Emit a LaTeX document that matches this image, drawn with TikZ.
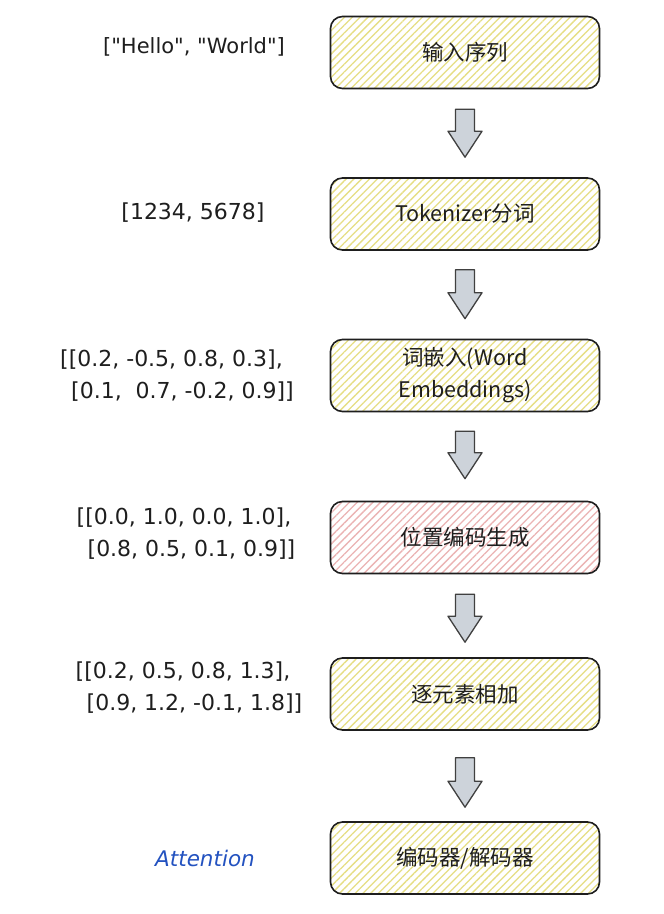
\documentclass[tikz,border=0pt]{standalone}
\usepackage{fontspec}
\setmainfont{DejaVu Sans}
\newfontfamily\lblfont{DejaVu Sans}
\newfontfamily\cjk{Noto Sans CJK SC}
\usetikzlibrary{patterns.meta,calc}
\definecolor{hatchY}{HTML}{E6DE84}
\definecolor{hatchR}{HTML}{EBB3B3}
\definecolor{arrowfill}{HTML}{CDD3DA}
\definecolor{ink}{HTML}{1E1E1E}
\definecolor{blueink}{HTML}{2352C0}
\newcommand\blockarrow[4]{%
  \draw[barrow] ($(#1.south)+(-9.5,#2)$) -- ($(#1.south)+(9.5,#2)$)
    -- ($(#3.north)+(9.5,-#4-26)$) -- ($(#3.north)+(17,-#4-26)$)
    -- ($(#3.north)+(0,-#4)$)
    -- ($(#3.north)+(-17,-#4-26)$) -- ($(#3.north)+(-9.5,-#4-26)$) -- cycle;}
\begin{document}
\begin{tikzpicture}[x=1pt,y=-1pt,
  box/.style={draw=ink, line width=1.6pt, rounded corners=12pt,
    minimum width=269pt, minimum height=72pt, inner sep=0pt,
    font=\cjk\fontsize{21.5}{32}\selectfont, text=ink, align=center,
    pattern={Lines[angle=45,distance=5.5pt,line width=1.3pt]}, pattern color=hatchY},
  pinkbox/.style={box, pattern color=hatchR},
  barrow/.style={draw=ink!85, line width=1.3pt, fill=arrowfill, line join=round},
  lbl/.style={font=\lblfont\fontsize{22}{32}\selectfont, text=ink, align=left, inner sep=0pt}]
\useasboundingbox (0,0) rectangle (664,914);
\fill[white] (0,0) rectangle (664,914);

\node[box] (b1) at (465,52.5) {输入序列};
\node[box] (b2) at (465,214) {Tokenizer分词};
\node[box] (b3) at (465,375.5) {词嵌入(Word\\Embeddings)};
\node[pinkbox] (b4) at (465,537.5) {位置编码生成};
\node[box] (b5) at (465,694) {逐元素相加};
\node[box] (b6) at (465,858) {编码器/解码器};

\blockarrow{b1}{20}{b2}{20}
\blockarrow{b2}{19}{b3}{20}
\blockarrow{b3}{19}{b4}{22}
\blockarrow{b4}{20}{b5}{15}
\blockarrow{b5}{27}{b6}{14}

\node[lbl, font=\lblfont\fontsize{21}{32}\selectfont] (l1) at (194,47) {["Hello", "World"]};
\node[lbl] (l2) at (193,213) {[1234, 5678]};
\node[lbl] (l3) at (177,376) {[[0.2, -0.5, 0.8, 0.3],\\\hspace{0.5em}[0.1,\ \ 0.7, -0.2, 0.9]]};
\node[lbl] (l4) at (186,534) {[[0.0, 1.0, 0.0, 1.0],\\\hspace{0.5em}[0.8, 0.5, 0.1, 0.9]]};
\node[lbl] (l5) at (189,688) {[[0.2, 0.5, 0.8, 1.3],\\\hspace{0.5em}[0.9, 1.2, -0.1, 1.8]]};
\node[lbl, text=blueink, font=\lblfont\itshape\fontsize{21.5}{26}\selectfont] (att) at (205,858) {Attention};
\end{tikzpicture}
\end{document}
========================================================================
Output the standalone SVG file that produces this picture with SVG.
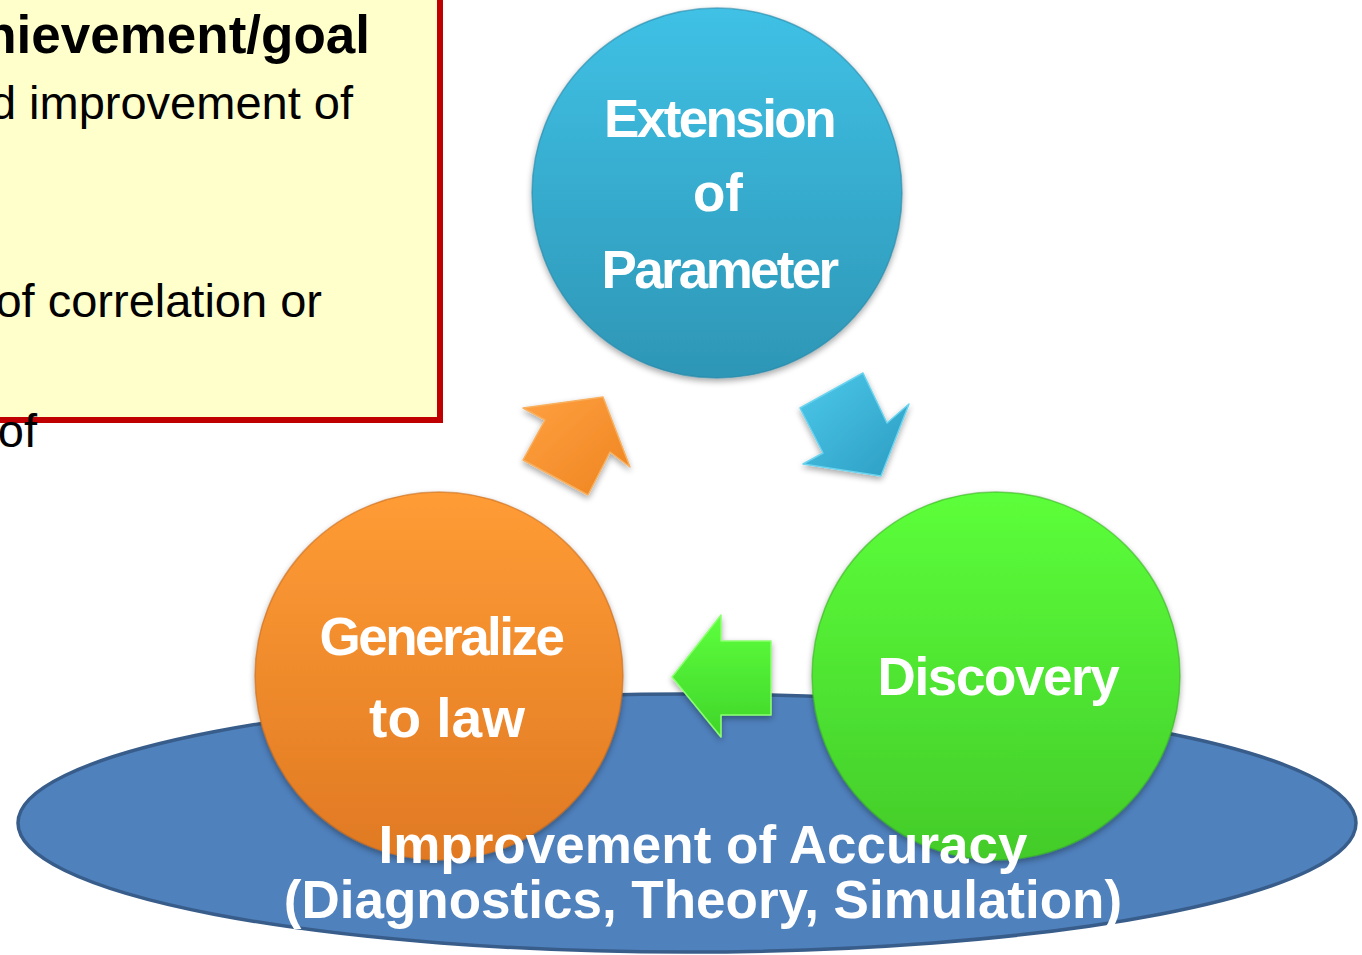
========================================================================
EXERCISE INSTRUCTIONS -
Filter the listing for the word "standalone" and copy every line that holds it.

WORKED ANSWER -
\documentclass[tikz,border=0pt]{standalone}
Output the standalone SVG file that produces this picture with SVG.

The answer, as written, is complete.